Ensuring Fuel Quality
As the use of biofuel blends grows, ensuring high fuel quality is essential to continuous operation and maintaining equipment performance. In this short video series, Kelsey Erickson, team lead of commercial quality, and Dave Slade, principal biofuels scientist, explain the factors Chevron considers when delivering customers with high-quality fuel, and share what customers can do to ensure they are purchasing high-quality fuels.
The role of feedstocks
Feedstocks are the fats, oils and greases utilized to produce biodiesel and renewable diesel. These fats and oils come from biological plant and animal sources including canola oil, soybean oil, distillers corn oil, beef tallow, choice white grease and used cooking oil to name a few. Each feedstock has a variety of characteristics and qualities that are taken into consideration as they are utilized in the biofuel production process.
“Impurities in individual feedstocks determine what amount of that feedstock is utilized at each of our production facilities to ensure the finished product yield and quality meets Chevron’s high standards,” said Erickson. “Mitigating the amount of impurities during the production process ensures the finished fuel and co-products meet our high standards.”
Quality is crucial for fuel blends
Incorporating blends of biodiesel and renewable diesel into your fuel portfolio can help customers lower their lifecycle carbon dioxide emissions, as compared to petroleum diesel. Customers who are new to implementing lower carbon intensity fuels may not know that successful blending of biodiesel and renewable diesel depends on using high-quality biodiesel.
Renewable diesel is a nonpolar material, meaning it can push out the impurities or minor components in lower-quality biodiesel after the two fuels are blended together. These minor components can end up settling in the bottom of a fuel tank or plugging filters in equipment and fuel dispensers, impacting equipment operation and maintenance. Using high-quality biodiesel when blending with renewable diesel helps users avoid this potential problem.
Additionally, the cold weather properties of renewable diesel must be monitored just as carefully as petroleum diesel and biodiesel. Diesel users in areas where renewable diesel is sold may already be noticing that a higher cloud point or higher freezing point of low-quality renewable diesel has been coming into the market recently. This is a result of new renewable diesel producers taking advantage of lower-cost production methods that don’t reduce the fuel’s cloud point during production as thoroughly as first-generation renewable diesel producers do.
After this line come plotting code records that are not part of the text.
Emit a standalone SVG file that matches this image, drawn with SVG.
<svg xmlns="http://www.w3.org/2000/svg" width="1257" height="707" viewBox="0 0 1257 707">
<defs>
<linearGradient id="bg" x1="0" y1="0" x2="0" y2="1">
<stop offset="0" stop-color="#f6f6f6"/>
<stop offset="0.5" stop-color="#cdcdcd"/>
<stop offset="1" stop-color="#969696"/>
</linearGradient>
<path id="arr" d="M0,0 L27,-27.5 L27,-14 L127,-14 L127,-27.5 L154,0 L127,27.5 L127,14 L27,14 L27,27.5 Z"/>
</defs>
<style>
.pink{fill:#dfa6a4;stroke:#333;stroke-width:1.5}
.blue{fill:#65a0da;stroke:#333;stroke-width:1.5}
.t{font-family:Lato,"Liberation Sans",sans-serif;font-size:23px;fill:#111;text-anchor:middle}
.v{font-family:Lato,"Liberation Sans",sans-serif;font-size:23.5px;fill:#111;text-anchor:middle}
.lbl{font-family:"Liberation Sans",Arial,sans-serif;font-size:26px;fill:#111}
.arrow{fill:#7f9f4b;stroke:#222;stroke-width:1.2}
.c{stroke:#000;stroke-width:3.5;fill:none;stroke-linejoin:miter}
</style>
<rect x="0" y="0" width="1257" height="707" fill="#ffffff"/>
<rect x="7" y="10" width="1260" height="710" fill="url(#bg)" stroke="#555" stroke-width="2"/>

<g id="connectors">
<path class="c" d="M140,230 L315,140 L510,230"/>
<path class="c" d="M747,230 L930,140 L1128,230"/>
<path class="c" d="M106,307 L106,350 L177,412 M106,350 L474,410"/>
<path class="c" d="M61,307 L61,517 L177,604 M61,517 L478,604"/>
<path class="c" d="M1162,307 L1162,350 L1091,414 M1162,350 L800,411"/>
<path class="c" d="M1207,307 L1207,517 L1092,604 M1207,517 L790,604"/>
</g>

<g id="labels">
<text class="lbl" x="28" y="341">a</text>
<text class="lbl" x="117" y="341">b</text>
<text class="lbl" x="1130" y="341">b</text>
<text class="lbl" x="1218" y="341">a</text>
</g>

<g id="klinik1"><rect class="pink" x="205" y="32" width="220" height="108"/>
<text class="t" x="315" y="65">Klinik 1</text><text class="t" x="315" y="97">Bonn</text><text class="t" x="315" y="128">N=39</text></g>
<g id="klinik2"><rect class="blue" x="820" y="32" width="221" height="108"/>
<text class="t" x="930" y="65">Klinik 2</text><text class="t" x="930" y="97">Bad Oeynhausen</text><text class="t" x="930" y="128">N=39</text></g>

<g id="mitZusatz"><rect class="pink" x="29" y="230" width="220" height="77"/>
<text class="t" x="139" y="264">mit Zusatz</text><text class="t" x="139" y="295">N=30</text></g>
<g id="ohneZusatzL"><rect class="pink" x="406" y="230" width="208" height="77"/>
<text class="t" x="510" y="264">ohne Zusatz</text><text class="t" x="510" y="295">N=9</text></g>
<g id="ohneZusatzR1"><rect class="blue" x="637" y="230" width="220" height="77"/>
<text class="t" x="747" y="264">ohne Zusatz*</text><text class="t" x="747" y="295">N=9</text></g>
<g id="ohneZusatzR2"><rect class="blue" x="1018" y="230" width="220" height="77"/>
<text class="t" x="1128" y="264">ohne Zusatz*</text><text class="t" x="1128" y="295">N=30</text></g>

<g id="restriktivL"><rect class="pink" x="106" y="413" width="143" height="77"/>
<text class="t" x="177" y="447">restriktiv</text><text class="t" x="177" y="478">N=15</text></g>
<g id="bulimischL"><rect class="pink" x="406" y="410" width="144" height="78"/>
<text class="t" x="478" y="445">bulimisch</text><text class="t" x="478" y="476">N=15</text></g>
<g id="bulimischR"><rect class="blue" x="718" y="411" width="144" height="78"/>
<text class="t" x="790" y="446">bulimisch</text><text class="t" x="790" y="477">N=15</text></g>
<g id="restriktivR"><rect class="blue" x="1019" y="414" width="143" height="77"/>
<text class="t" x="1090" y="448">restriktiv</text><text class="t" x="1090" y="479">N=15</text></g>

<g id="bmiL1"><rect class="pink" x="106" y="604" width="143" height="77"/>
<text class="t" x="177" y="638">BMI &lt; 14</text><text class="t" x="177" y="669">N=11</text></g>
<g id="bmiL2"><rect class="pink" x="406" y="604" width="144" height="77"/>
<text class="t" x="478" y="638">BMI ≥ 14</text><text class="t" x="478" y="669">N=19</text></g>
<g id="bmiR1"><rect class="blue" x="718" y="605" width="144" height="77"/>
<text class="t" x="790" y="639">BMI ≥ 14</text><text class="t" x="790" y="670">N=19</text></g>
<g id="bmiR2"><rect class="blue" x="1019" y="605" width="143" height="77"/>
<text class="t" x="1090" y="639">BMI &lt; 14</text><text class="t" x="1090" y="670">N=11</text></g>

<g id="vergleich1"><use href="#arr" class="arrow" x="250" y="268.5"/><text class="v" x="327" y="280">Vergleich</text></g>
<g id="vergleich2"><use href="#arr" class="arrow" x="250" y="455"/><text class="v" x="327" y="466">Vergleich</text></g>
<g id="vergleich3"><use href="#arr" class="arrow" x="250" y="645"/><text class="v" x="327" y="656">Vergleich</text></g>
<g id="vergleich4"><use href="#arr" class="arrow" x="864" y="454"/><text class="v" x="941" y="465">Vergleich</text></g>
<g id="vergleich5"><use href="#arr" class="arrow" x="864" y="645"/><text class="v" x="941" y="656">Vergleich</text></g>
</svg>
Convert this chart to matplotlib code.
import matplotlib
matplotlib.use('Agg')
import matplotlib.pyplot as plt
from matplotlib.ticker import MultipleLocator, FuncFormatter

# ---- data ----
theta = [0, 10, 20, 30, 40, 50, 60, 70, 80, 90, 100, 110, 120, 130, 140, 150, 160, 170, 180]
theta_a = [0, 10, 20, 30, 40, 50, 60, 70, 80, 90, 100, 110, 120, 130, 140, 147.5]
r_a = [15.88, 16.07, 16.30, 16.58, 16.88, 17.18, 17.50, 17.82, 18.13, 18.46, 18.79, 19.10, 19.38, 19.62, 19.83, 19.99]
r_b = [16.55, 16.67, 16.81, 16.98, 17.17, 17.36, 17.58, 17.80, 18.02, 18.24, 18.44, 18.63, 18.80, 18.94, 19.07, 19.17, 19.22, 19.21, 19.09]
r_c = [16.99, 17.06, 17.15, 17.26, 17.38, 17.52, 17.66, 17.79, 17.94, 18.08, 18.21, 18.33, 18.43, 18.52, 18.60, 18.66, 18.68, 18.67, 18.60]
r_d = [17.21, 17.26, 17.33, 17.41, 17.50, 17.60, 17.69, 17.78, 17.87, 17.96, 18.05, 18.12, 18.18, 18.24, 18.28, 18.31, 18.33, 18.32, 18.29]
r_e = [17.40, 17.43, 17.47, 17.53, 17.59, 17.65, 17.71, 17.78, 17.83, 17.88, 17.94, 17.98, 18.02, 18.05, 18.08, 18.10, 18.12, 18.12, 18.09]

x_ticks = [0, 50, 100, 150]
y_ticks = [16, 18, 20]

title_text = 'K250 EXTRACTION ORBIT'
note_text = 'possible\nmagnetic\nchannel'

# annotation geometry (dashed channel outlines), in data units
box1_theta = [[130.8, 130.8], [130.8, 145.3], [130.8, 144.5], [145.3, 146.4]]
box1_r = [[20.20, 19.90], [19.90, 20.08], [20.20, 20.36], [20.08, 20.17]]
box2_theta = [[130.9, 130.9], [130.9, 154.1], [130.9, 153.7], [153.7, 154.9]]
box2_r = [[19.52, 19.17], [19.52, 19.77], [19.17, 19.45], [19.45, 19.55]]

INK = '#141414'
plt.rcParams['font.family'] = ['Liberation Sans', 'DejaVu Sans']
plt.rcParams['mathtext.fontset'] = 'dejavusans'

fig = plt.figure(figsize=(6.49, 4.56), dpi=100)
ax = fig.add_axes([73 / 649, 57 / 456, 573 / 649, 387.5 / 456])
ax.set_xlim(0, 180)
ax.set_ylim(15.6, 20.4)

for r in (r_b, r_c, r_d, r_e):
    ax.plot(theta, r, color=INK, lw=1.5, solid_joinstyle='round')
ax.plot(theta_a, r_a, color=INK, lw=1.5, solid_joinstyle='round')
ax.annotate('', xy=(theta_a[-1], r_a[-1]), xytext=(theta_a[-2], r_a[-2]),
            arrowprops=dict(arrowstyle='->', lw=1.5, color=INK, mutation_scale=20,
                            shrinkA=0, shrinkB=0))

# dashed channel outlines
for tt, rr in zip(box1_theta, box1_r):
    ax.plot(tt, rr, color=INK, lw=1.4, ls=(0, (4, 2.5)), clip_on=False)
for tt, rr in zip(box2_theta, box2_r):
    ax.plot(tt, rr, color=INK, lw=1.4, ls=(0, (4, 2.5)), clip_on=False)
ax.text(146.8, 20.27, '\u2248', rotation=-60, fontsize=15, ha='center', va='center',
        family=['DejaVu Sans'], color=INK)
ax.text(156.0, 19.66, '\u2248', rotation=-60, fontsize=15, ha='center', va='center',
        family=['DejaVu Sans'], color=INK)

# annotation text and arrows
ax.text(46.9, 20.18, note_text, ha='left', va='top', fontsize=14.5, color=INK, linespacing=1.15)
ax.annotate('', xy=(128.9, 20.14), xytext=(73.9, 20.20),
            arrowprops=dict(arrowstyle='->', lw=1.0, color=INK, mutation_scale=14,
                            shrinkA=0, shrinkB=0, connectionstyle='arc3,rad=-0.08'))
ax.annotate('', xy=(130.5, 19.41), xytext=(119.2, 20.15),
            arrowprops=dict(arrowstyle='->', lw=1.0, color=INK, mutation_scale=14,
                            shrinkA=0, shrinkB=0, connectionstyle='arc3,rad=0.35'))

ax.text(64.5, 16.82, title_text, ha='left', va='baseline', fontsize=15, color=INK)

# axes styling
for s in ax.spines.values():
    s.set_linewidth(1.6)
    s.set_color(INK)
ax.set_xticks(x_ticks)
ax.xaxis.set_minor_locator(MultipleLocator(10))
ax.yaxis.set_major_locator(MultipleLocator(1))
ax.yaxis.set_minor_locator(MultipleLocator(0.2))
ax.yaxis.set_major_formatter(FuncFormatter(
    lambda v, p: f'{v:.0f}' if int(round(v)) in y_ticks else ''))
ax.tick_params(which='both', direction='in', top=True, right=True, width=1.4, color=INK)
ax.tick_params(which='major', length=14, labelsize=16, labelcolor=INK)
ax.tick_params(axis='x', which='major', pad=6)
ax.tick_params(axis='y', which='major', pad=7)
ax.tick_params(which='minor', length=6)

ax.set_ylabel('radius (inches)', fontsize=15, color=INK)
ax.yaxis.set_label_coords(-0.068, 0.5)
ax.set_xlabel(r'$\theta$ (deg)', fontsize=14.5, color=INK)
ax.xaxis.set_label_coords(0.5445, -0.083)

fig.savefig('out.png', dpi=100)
“Chevron does extra work in the production process to ensure their fuels exceed the minimum standard in the industry,” Slade said. “That includes a lower cloud point for our renewable diesel. Unfortunately, not all of the industry has that capability, so there is lower-quality renewable diesel being produced today, which is why it’s important to consider all aspects of fuel quality when you are purchasing these new fuels.”
Trust your partner
As lower-quality biofuels enter the market, it’s crucial to trace the fuel back to its original manufacturer and obtain a certificate of analysis to know exactly what you’re buying.
“Never assume your renewable diesel is a low cloud point, winter-grade renewable diesel,” Slade said. “Connect with your fuel provider to ensure you know what the cloud point is. Buying from a fuel producer that will provide all that information to you, like Chevron, will help ensure you will receive a high-quality product from the start.”